### The problem
Return the lines below exactly, from the first line to the line that contains "const yTickBase = '10';". Leave out pictures.

### Data extract
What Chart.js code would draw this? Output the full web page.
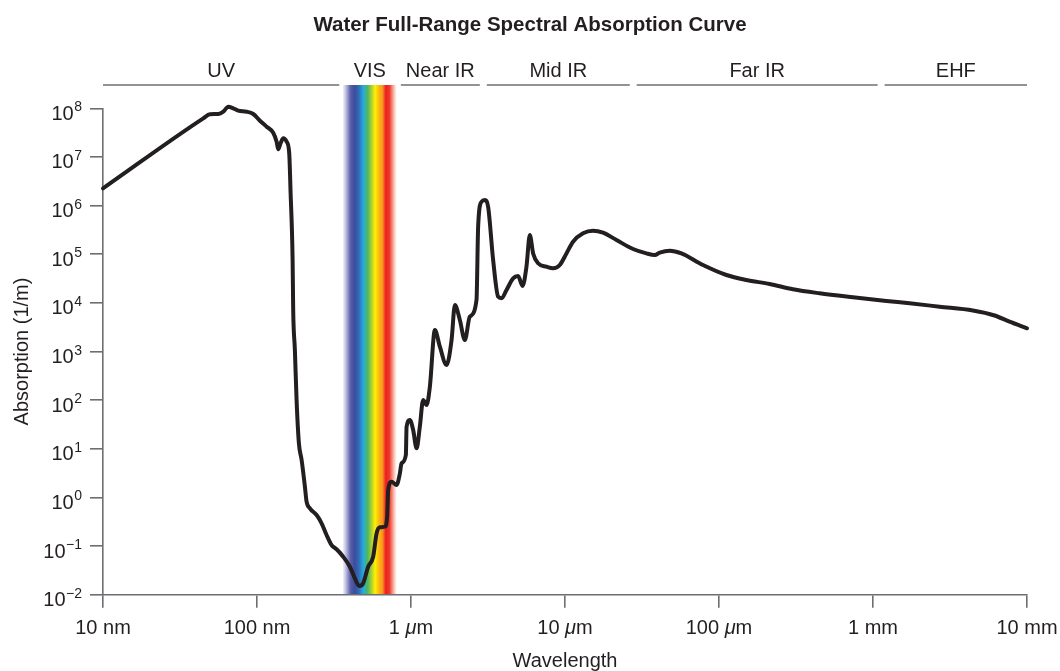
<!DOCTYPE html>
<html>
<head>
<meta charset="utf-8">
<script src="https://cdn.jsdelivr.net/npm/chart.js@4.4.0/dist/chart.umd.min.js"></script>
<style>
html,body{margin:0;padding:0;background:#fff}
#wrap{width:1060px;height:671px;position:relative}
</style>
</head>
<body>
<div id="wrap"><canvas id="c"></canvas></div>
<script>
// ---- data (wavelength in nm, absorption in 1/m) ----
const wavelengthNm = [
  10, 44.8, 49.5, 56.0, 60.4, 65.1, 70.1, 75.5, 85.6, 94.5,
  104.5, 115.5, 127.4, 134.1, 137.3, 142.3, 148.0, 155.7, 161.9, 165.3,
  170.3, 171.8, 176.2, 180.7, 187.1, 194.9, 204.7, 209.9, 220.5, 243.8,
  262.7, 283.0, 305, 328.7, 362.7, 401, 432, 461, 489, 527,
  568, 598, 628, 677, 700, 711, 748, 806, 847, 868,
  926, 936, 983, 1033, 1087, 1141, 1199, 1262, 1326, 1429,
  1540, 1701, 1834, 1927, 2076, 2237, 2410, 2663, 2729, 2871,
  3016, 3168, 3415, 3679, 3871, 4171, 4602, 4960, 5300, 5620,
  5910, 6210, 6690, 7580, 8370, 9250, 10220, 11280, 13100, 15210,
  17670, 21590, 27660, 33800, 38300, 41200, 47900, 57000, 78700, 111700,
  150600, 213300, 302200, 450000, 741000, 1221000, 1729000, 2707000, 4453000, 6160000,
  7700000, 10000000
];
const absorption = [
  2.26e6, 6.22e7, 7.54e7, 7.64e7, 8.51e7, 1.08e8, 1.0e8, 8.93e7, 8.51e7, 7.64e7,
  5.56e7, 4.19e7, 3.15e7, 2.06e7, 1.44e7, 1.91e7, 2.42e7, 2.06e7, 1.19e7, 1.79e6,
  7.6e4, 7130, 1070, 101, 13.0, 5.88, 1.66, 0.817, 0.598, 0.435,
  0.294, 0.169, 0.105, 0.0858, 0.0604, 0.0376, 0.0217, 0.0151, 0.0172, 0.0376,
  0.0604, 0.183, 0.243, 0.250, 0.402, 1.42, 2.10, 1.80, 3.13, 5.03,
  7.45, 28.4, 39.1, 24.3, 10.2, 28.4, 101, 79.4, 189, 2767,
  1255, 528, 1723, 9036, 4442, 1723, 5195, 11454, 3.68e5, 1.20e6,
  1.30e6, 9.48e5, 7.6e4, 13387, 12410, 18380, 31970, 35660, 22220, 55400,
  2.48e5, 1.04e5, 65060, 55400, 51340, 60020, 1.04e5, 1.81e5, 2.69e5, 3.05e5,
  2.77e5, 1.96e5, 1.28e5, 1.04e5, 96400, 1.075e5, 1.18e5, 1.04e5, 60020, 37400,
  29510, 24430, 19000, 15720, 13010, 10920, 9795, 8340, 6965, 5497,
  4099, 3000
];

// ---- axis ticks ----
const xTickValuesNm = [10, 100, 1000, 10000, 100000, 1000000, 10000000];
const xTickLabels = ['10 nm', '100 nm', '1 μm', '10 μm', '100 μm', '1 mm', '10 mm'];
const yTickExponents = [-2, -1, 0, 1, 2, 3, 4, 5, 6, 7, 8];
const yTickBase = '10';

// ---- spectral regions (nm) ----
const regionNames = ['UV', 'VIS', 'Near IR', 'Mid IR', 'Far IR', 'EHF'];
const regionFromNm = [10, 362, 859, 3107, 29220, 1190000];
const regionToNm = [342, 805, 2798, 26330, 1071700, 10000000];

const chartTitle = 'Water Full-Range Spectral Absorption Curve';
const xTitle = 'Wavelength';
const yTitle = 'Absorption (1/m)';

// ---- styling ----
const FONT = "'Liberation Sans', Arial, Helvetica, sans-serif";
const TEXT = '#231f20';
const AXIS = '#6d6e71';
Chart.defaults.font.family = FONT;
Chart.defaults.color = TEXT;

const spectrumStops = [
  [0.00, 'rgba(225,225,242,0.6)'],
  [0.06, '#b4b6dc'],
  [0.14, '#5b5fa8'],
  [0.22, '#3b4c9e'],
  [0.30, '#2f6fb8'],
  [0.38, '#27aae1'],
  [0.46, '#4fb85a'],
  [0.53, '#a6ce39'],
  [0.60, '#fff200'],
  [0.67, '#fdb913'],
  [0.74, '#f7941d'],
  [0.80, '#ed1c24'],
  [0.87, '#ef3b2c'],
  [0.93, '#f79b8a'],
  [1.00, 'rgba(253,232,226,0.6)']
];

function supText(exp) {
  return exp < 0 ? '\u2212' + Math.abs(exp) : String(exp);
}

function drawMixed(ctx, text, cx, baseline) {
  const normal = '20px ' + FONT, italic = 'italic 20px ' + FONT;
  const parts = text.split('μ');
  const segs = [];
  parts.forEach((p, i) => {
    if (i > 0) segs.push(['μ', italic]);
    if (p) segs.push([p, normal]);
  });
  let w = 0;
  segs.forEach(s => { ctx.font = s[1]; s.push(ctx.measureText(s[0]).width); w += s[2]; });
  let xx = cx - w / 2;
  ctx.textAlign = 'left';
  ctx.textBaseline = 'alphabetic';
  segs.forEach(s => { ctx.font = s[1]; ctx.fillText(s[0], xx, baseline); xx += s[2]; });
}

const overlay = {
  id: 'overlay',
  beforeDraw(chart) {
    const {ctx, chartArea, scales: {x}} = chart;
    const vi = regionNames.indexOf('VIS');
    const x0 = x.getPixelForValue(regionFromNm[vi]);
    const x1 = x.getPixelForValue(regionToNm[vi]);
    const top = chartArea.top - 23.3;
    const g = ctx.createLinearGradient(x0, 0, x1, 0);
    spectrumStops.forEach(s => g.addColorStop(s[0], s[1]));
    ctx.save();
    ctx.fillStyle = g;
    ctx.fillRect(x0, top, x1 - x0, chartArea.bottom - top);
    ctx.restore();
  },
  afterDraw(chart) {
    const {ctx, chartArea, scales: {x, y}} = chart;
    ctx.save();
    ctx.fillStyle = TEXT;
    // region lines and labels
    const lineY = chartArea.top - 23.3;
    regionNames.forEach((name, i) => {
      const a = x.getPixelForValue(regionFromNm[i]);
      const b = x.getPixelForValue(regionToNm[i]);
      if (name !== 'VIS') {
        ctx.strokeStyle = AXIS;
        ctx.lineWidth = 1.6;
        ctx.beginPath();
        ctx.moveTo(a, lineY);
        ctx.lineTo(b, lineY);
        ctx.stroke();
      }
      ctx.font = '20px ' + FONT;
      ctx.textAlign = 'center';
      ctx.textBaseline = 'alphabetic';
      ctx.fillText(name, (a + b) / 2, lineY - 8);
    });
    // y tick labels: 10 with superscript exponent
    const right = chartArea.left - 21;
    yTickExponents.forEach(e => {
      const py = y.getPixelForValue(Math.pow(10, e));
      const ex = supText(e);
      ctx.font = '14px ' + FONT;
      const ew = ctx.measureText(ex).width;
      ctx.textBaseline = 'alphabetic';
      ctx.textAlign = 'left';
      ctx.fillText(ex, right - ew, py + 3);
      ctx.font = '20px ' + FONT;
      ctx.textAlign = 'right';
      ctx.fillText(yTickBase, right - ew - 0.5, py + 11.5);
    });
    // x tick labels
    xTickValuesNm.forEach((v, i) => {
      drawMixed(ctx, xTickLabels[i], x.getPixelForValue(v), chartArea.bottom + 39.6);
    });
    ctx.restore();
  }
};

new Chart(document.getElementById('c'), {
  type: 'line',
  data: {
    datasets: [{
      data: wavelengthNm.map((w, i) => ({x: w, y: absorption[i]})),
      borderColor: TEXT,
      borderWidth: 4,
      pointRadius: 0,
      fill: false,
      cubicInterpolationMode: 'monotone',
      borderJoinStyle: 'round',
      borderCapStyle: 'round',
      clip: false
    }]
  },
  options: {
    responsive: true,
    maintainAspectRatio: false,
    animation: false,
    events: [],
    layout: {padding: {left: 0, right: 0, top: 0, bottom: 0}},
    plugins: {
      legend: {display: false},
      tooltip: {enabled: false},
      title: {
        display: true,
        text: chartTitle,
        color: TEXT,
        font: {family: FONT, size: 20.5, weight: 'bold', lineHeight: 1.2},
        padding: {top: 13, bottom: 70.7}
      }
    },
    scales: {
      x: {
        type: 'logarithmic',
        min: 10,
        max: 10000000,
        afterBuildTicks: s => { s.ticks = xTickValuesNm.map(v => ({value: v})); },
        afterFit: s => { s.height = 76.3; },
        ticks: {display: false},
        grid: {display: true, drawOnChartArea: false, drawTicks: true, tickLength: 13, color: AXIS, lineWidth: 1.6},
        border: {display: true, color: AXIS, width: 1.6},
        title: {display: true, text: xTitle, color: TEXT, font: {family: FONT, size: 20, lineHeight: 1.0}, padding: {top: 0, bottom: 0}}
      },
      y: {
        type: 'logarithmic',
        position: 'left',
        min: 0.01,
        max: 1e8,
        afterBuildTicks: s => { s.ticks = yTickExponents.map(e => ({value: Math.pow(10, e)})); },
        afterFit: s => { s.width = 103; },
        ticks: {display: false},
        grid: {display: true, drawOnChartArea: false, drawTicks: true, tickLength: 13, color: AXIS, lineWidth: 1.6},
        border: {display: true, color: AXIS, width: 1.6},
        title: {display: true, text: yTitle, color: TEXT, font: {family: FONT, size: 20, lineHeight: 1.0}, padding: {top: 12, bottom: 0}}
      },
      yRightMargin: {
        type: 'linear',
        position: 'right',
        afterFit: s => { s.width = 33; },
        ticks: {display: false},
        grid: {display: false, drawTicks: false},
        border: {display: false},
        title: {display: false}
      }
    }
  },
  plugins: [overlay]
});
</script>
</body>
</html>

### The response
What Chart.js code would draw this? Output the full web page.
<!DOCTYPE html>
<html>
<head>
<meta charset="utf-8">
<script src="https://cdn.jsdelivr.net/npm/chart.js@4.4.0/dist/chart.umd.min.js"></script>
<style>
html,body{margin:0;padding:0;background:#fff}
#wrap{width:1060px;height:671px;position:relative}
</style>
</head>
<body>
<div id="wrap"><canvas id="c"></canvas></div>
<script>
// ---- data (wavelength in nm, absorption in 1/m) ----
const wavelengthNm = [
  10, 44.8, 49.5, 56.0, 60.4, 65.1, 70.1, 75.5, 85.6, 94.5,
  104.5, 115.5, 127.4, 134.1, 137.3, 142.3, 148.0, 155.7, 161.9, 165.3,
  170.3, 171.8, 176.2, 180.7, 187.1, 194.9, 204.7, 209.9, 220.5, 243.8,
  262.7, 283.0, 305, 328.7, 362.7, 401, 432, 461, 489, 527,
  568, 598, 628, 677, 700, 711, 748, 806, 847, 868,
  926, 936, 983, 1033, 1087, 1141, 1199, 1262, 1326, 1429,
  1540, 1701, 1834, 1927, 2076, 2237, 2410, 2663, 2729, 2871,
  3016, 3168, 3415, 3679, 3871, 4171, 4602, 4960, 5300, 5620,
  5910, 6210, 6690, 7580, 8370, 9250, 10220, 11280, 13100, 15210,
  17670, 21590, 27660, 33800, 38300, 41200, 47900, 57000, 78700, 111700,
  150600, 213300, 302200, 450000, 741000, 1221000, 1729000, 2707000, 4453000, 6160000,
  7700000, 10000000
];
const absorption = [
  2.26e6, 6.22e7, 7.54e7, 7.64e7, 8.51e7, 1.08e8, 1.0e8, 8.93e7, 8.51e7, 7.64e7,
  5.56e7, 4.19e7, 3.15e7, 2.06e7, 1.44e7, 1.91e7, 2.42e7, 2.06e7, 1.19e7, 1.79e6,
  7.6e4, 7130, 1070, 101, 13.0, 5.88, 1.66, 0.817, 0.598, 0.435,
  0.294, 0.169, 0.105, 0.0858, 0.0604, 0.0376, 0.0217, 0.0151, 0.0172, 0.0376,
  0.0604, 0.183, 0.243, 0.250, 0.402, 1.42, 2.10, 1.80, 3.13, 5.03,
  7.45, 28.4, 39.1, 24.3, 10.2, 28.4, 101, 79.4, 189, 2767,
  1255, 528, 1723, 9036, 4442, 1723, 5195, 11454, 3.68e5, 1.20e6,
  1.30e6, 9.48e5, 7.6e4, 13387, 12410, 18380, 31970, 35660, 22220, 55400,
  2.48e5, 1.04e5, 65060, 55400, 51340, 60020, 1.04e5, 1.81e5, 2.69e5, 3.05e5,
  2.77e5, 1.96e5, 1.28e5, 1.04e5, 96400, 1.075e5, 1.18e5, 1.04e5, 60020, 37400,
  29510, 24430, 19000, 15720, 13010, 10920, 9795, 8340, 6965, 5497,
  4099, 3000
];

// ---- axis ticks ----
const xTickValuesNm = [10, 100, 1000, 10000, 100000, 1000000, 10000000];
const xTickLabels = ['10 nm', '100 nm', '1 μm', '10 μm', '100 μm', '1 mm', '10 mm'];
const yTickExponents = [-2, -1, 0, 1, 2, 3, 4, 5, 6, 7, 8];
const yTickBase = '10';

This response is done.